▸ Instructions to follow: Drop every picture, then transcribe the remaining data exactly.

▸ Provided material:
[START]

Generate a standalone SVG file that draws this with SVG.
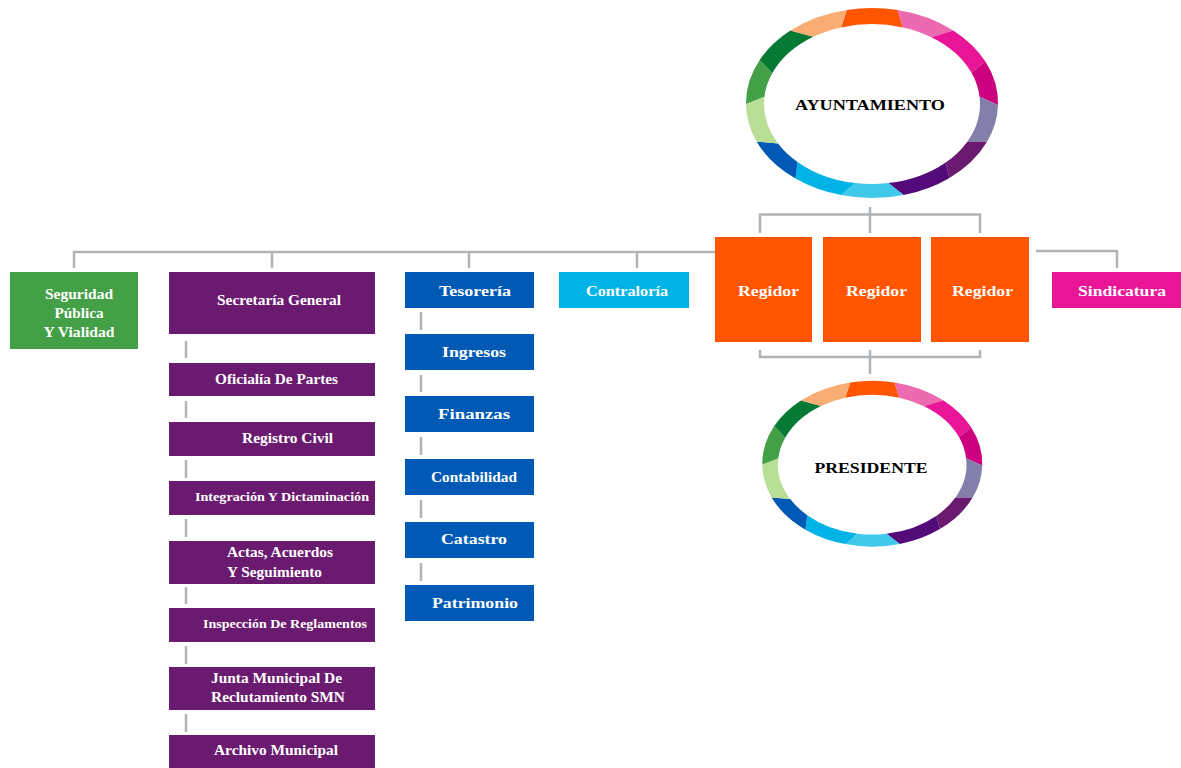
<svg xmlns="http://www.w3.org/2000/svg" width="1181" height="768" viewBox="0 0 1181 768">
<style>
text{font-family:"Liberation Serif","Times New Roman",serif;font-weight:bold;font-size:14px;fill:#fff;text-anchor:middle}
.sm{font-size:11.500px}
.k{fill:#000;font-size:15.500px}
.con path{fill:none;stroke:#b1b4b6;stroke-width:2.500}
.g{fill:#43a047}.p{fill:#6a1b70}.b{fill:#0059b5}.c{fill:#00b3e6}.o{fill:#ff5500}.m{fill:#e91597}
</style>
<defs>
<g id="ring">
<path fill="#ff5500" d="M846.7 10A126 95 0 0 1 897.7 10L903 27.400A108 80 0 0 0 841 27.400Z"/>
<path fill="#ec6ab0" d="M897.7 10A126 95 0 0 1 953.2 30.400L931.400 37.200A108 80 0 0 0 903 27.400Z"/>
<path fill="#e91597" d="M953.2 30.400A126 95 0 0 1 985.400 61.600L971.500 72.800A108 80 0 0 0 931.400 37.200Z"/>
<path fill="#cc007f" d="M985.400 61.600A126 95 0 0 1 998 105L979.500 96.700A108 80 0 0 0 971.500 72.800Z"/>
<path fill="#827fab" d="M998 105A126 95 0 0 1 987 141.800L967.100 141.900A108 80 0 0 0 979.500 96.700Z"/>
<path fill="#6a1b70" d="M987 141.800A126 95 0 0 1 949.500 177.900L945.700 162.500A108 80 0 0 0 967.100 141.900Z"/>
<path fill="#520b78" d="M949.500 177.900A126 95 0 0 1 903.600 195L888.300 183.100A108 80 0 0 0 945.700 162.500Z"/>
<path fill="#3fc8ea" d="M903.600 195A126 95 0 0 1 841.300 195.100L855 183.100A108 80 0 0 0 888.300 183.100Z"/>
<path fill="#00b3e6" d="M841.300 195.100A126 95 0 0 1 795.500 178.500L797.500 161.900A108 80 0 0 0 855 183.100Z"/>
<path fill="#0059b5" d="M795.500 178.500A126 95 0 0 1 756.700 141.700L778 143.400A108 80 0 0 0 797.500 161.900Z"/>
<path fill="#b9df96" d="M756.700 141.700A126 95 0 0 1 746 104L764.400 96.700A108 80 0 0 0 778 143.400Z"/>
<path fill="#43a047" d="M746 104A126 95 0 0 1 759.700 59.900L772.300 73.200A108 80 0 0 0 764.400 96.700Z"/>
<path fill="#067a35" d="M759.700 59.900A126 95 0 0 1 790.400 30.600L813.300 36.800A108 80 0 0 0 772.300 73.200Z"/>
<path fill="#f9ad74" d="M790.400 30.600A126 95 0 0 1 846.700 10L841 27.400A108 80 0 0 0 813.300 36.800Z"/>
</g>
</defs>
<rect width="1181" height="768" fill="#fff"/>
<g id="connectors" class="con">
<path d="M74 268V252H715"/>
<path d="M272 252V268M469 252V268M637 252V268"/>
<path d="M760 233V214.500H980V233M870 207V233"/>
<path d="M760 350V357H980V350M870 350V374"/>
<path d="M1036 251H1117V268"/>
<path d="M186 341V358M186 401V418M186 460V478M186 519V537M186 587V604M186 646V664M186 714V732"/>
<path d="M421 312V330M421 375V392M421 437V455M421 500V518M421 563V581"/>
</g>
<g id="ayuntamiento"><use href="#ring"/><text class="k" x="870" y="110" textLength="150" lengthAdjust="spacingAndGlyphs">AYUNTAMIENTO</text></g>
<g id="presidente"><use href="#ring" transform="translate(111 373.800) scale(.873)"/><text class="k" x="871" y="473" textLength="113" lengthAdjust="spacingAndGlyphs">PRESIDENTE</text></g>
<g id="seguridad"><rect class="g" x="10" y="272" width="128" height="77"/><text x="79" y="299" textLength="68" lengthAdjust="spacingAndGlyphs">Seguridad</text><text x="79" y="318" textLength="49" lengthAdjust="spacingAndGlyphs">Pública</text><text x="79" y="337" textLength="71" lengthAdjust="spacingAndGlyphs">Y Vialidad</text></g>
<g id="secretaria"><rect class="p" x="169" y="272" width="206" height="62"/><text x="279" y="305" textLength="124" lengthAdjust="spacingAndGlyphs">Secretaría General</text></g>
<g id="oficialia"><rect class="p" x="169" y="363" width="206" height="33"/><text x="276.500" y="384" textLength="123" lengthAdjust="spacingAndGlyphs">Oficialía De Partes</text></g>
<g id="registro"><rect class="p" x="169" y="422" width="206" height="34"/><text x="287.500" y="443" textLength="91" lengthAdjust="spacingAndGlyphs">Registro Civil</text></g>
<g id="integracion"><rect class="p" x="169" y="481" width="206" height="34"/><text class="sm" x="282" y="501" textLength="174" lengthAdjust="spacingAndGlyphs">Integración Y Dictaminación</text></g>
<g id="actas"><rect class="p" x="169" y="541" width="206" height="43"/><text x="280" y="557" textLength="106" lengthAdjust="spacingAndGlyphs">Actas, Acuerdos</text><text x="274.500" y="577" textLength="95" lengthAdjust="spacingAndGlyphs">Y Seguimiento</text></g>
<g id="inspeccion"><rect class="p" x="169" y="608" width="206" height="34"/><text class="sm" x="285" y="628" textLength="164" lengthAdjust="spacingAndGlyphs">Inspección De Reglamentos</text></g>
<g id="junta"><rect class="p" x="169" y="667" width="206" height="43"/><text x="276.500" y="683" textLength="131" lengthAdjust="spacingAndGlyphs">Junta Municipal De</text><text x="278" y="702" textLength="134" lengthAdjust="spacingAndGlyphs">Reclutamiento SMN</text></g>
<g id="archivo"><rect class="p" x="169" y="735" width="206" height="33"/><text x="276" y="755" textLength="124" lengthAdjust="spacingAndGlyphs">Archivo Municipal</text></g>
<g id="tesoreria"><rect class="b" x="405" y="272" width="129" height="36"/><text x="475" y="296" textLength="72" lengthAdjust="spacingAndGlyphs">Tesorería</text></g>
<g id="ingresos"><rect class="b" x="405" y="334" width="129" height="36"/><text x="474" y="357" textLength="64" lengthAdjust="spacingAndGlyphs">Ingresos</text></g>
<g id="finanzas"><rect class="b" x="405" y="396" width="129" height="36"/><text x="474" y="419" textLength="72" lengthAdjust="spacingAndGlyphs">Finanzas</text></g>
<g id="contabilidad"><rect class="b" x="405" y="459" width="129" height="36"/><text x="474" y="482" textLength="86" lengthAdjust="spacingAndGlyphs">Contabilidad</text></g>
<g id="catastro"><rect class="b" x="405" y="522" width="129" height="36"/><text x="474" y="544" textLength="66" lengthAdjust="spacingAndGlyphs">Catastro</text></g>
<g id="patrimonio"><rect class="b" x="405" y="585" width="129" height="36"/><text x="475" y="608" textLength="86" lengthAdjust="spacingAndGlyphs">Patrimonio</text></g>
<g id="contraloria"><rect class="c" x="559" y="272" width="130" height="36"/><text x="627" y="296" textLength="82" lengthAdjust="spacingAndGlyphs">Contraloría</text></g>
<g id="regidor1"><rect class="o" x="715" y="237" width="97" height="105"/><text x="768.500" y="296" textLength="61" lengthAdjust="spacingAndGlyphs">Regidor</text></g>
<g id="regidor2"><rect class="o" x="823" y="237" width="98" height="105"/><text x="876.500" y="296" textLength="61" lengthAdjust="spacingAndGlyphs">Regidor</text></g>
<g id="regidor3"><rect class="o" x="931" y="237" width="98" height="105"/><text x="982.500" y="296" textLength="61" lengthAdjust="spacingAndGlyphs">Regidor</text></g>
<g id="sindicatura"><rect class="m" x="1052" y="272" width="129" height="36"/><text x="1122" y="296" textLength="88" lengthAdjust="spacingAndGlyphs">Sindicatura</text></g>
</svg>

[END]

▸ Reply to the exercise:
Generate a standalone SVG file that draws this with SVG.
<svg xmlns="http://www.w3.org/2000/svg" width="1181" height="768" viewBox="0 0 1181 768">
<style>
text{font-family:"Liberation Serif","Times New Roman",serif;font-weight:bold;font-size:14px;fill:#fff;text-anchor:middle}
.sm{font-size:11.500px}
.k{fill:#000;font-size:15.500px}
.con path{fill:none;stroke:#b1b4b6;stroke-width:2.500}
.g{fill:#43a047}.p{fill:#6a1b70}.b{fill:#0059b5}.c{fill:#00b3e6}.o{fill:#ff5500}.m{fill:#e91597}
</style>
<defs>
<g id="ring">
<path fill="#ff5500" d="M846.7 10A126 95 0 0 1 897.7 10L903 27.400A108 80 0 0 0 841 27.400Z"/>
<path fill="#ec6ab0" d="M897.7 10A126 95 0 0 1 953.2 30.400L931.400 37.200A108 80 0 0 0 903 27.400Z"/>
<path fill="#e91597" d="M953.2 30.400A126 95 0 0 1 985.400 61.600L971.500 72.800A108 80 0 0 0 931.400 37.200Z"/>
<path fill="#cc007f" d="M985.400 61.600A126 95 0 0 1 998 105L979.500 96.700A108 80 0 0 0 971.500 72.800Z"/>
<path fill="#827fab" d="M998 105A126 95 0 0 1 987 141.800L967.100 141.900A108 80 0 0 0 979.500 96.700Z"/>
<path fill="#6a1b70" d="M987 141.800A126 95 0 0 1 949.500 177.900L945.700 162.500A108 80 0 0 0 967.100 141.900Z"/>
<path fill="#520b78" d="M949.500 177.900A126 95 0 0 1 903.600 195L888.300 183.100A108 80 0 0 0 945.700 162.500Z"/>
<path fill="#3fc8ea" d="M903.600 195A126 95 0 0 1 841.300 195.100L855 183.100A108 80 0 0 0 888.300 183.100Z"/>
<path fill="#00b3e6" d="M841.300 195.100A126 95 0 0 1 795.500 178.500L797.500 161.900A108 80 0 0 0 855 183.100Z"/>
<path fill="#0059b5" d="M795.500 178.500A126 95 0 0 1 756.700 141.700L778 143.400A108 80 0 0 0 797.500 161.900Z"/>
<path fill="#b9df96" d="M756.700 141.700A126 95 0 0 1 746 104L764.400 96.700A108 80 0 0 0 778 143.400Z"/>
<path fill="#43a047" d="M746 104A126 95 0 0 1 759.700 59.900L772.300 73.200A108 80 0 0 0 764.400 96.700Z"/>
<path fill="#067a35" d="M759.700 59.900A126 95 0 0 1 790.400 30.600L813.300 36.800A108 80 0 0 0 772.300 73.200Z"/>
<path fill="#f9ad74" d="M790.400 30.600A126 95 0 0 1 846.700 10L841 27.400A108 80 0 0 0 813.300 36.800Z"/>
</g>
</defs>
<rect width="1181" height="768" fill="#fff"/>
<g id="connectors" class="con">
<path d="M74 268V252H715"/>
<path d="M272 252V268M469 252V268M637 252V268"/>
<path d="M760 233V214.500H980V233M870 207V233"/>
<path d="M760 350V357H980V350M870 350V374"/>
<path d="M1036 251H1117V268"/>
<path d="M186 341V358M186 401V418M186 460V478M186 519V537M186 587V604M186 646V664M186 714V732"/>
<path d="M421 312V330M421 375V392M421 437V455M421 500V518M421 563V581"/>
</g>
<g id="ayuntamiento"><use href="#ring"/><text class="k" x="870" y="110" textLength="150" lengthAdjust="spacingAndGlyphs">AYUNTAMIENTO</text></g>
<g id="presidente"><use href="#ring" transform="translate(111 373.800) scale(.873)"/><text class="k" x="871" y="473" textLength="113" lengthAdjust="spacingAndGlyphs">PRESIDENTE</text></g>
<g id="seguridad"><rect class="g" x="10" y="272" width="128" height="77"/><text x="79" y="299" textLength="68" lengthAdjust="spacingAndGlyphs">Seguridad</text><text x="79" y="318" textLength="49" lengthAdjust="spacingAndGlyphs">Pública</text><text x="79" y="337" textLength="71" lengthAdjust="spacingAndGlyphs">Y Vialidad</text></g>
<g id="secretaria"><rect class="p" x="169" y="272" width="206" height="62"/><text x="279" y="305" textLength="124" lengthAdjust="spacingAndGlyphs">Secretaría General</text></g>
<g id="oficialia"><rect class="p" x="169" y="363" width="206" height="33"/><text x="276.500" y="384" textLength="123" lengthAdjust="spacingAndGlyphs">Oficialía De Partes</text></g>
<g id="registro"><rect class="p" x="169" y="422" width="206" height="34"/><text x="287.500" y="443" textLength="91" lengthAdjust="spacingAndGlyphs">Registro Civil</text></g>
<g id="integracion"><rect class="p" x="169" y="481" width="206" height="34"/><text class="sm" x="282" y="501" textLength="174" lengthAdjust="spacingAndGlyphs">Integración Y Dictaminación</text></g>
<g id="actas"><rect class="p" x="169" y="541" width="206" height="43"/><text x="280" y="557" textLength="106" lengthAdjust="spacingAndGlyphs">Actas, Acuerdos</text><text x="274.500" y="577" textLength="95" lengthAdjust="spacingAndGlyphs">Y Seguimiento</text></g>
<g id="inspeccion"><rect class="p" x="169" y="608" width="206" height="34"/><text class="sm" x="285" y="628" textLength="164" lengthAdjust="spacingAndGlyphs">Inspección De Reglamentos</text></g>
<g id="junta"><rect class="p" x="169" y="667" width="206" height="43"/><text x="276.500" y="683" textLength="131" lengthAdjust="spacingAndGlyphs">Junta Municipal De</text><text x="278" y="702" textLength="134" lengthAdjust="spacingAndGlyphs">Reclutamiento SMN</text></g>
<g id="archivo"><rect class="p" x="169" y="735" width="206" height="33"/><text x="276" y="755" textLength="124" lengthAdjust="spacingAndGlyphs">Archivo Municipal</text></g>
<g id="tesoreria"><rect class="b" x="405" y="272" width="129" height="36"/><text x="475" y="296" textLength="72" lengthAdjust="spacingAndGlyphs">Tesorería</text></g>
<g id="ingresos"><rect class="b" x="405" y="334" width="129" height="36"/><text x="474" y="357" textLength="64" lengthAdjust="spacingAndGlyphs">Ingresos</text></g>
<g id="finanzas"><rect class="b" x="405" y="396" width="129" height="36"/><text x="474" y="419" textLength="72" lengthAdjust="spacingAndGlyphs">Finanzas</text></g>
<g id="contabilidad"><rect class="b" x="405" y="459" width="129" height="36"/><text x="474" y="482" textLength="86" lengthAdjust="spacingAndGlyphs">Contabilidad</text></g>
<g id="catastro"><rect class="b" x="405" y="522" width="129" height="36"/><text x="474" y="544" textLength="66" lengthAdjust="spacingAndGlyphs">Catastro</text></g>
<g id="patrimonio"><rect class="b" x="405" y="585" width="129" height="36"/><text x="475" y="608" textLength="86" lengthAdjust="spacingAndGlyphs">Patrimonio</text></g>
<g id="contraloria"><rect class="c" x="559" y="272" width="130" height="36"/><text x="627" y="296" textLength="82" lengthAdjust="spacingAndGlyphs">Contraloría</text></g>
<g id="regidor1"><rect class="o" x="715" y="237" width="97" height="105"/><text x="768.500" y="296" textLength="61" lengthAdjust="spacingAndGlyphs">Regidor</text></g>
<g id="regidor2"><rect class="o" x="823" y="237" width="98" height="105"/><text x="876.500" y="296" textLength="61" lengthAdjust="spacingAndGlyphs">Regidor</text></g>
<g id="regidor3"><rect class="o" x="931" y="237" width="98" height="105"/><text x="982.500" y="296" textLength="61" lengthAdjust="spacingAndGlyphs">Regidor</text></g>
<g id="sindicatura"><rect class="m" x="1052" y="272" width="129" height="36"/><text x="1122" y="296" textLength="88" lengthAdjust="spacingAndGlyphs">Sindicatura</text></g>
</svg>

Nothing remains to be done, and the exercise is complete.